Q12 – Do you commit to supporting an implementation strategy for Toronto’s Complete Streets guidelines?
Q13 – Do you commit to supporting the Transform Yonge option for Yonge Street between Sheppard and Finch Avenues?
Q14 – Do you commit to supporting increasing the City of Toronto’s budget for achieving zero traffic deaths to $107M/year, which would bring it to the same per-capita level as New York City’s Vision Zero Action Plan, considered a leader in North America?
Q15 – Do you commit to supporting and funding a monthly Open Streets Toronto program from May to September in 2019 and beyond?
④ RaBIT’s Ranked Ballots Pledge
The pledge:
As a candidate in the 2018 Toronto election, I pledge that, if elected, I will support, advance, and vote in favour of those actions required for ranked ballots to be used in the 2022 Toronto elections.
About Ranked Ballots
Ranked ballots allow voters to choose multiple candidates, ranked in order of preference. It's easy as 1, 2, 3.
On Election Day all of the first-choice votes are added up (just as we do with our current system). If someone wins 50% or more of the vote, they are declared the winner and the election is over. However, if no one receives more than 50%, the candidate with the least votes is eliminated from the race.
In a conventional runoff, a second round of voting would take place at this point and all the supporters of the eliminated candidate would vote for their second choice.

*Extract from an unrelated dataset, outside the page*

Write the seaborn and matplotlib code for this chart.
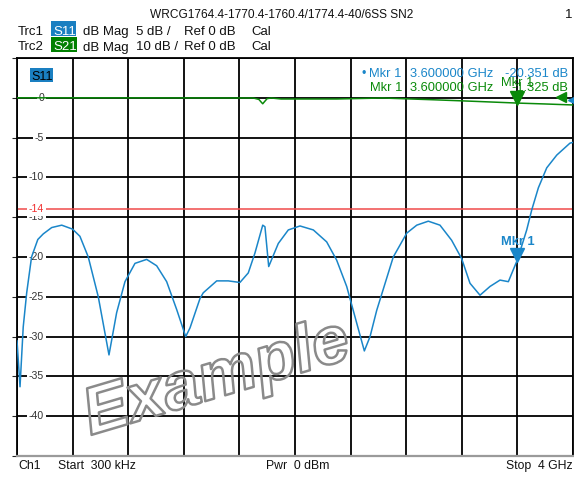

With ranked ballots, there is no need for costly multi-round voting because voters have already marked their second choice. If your preferred candidate is eliminated from the race, your vote is automatically transferred to your second choice. Again, all the votes are counted (first choice for candidates still in contention and second choice votes transferred from eliminated candidates), and if someone has a majority they are declared the winner. If not, another candidate is eliminated, and this process repeats until there is a majority winner.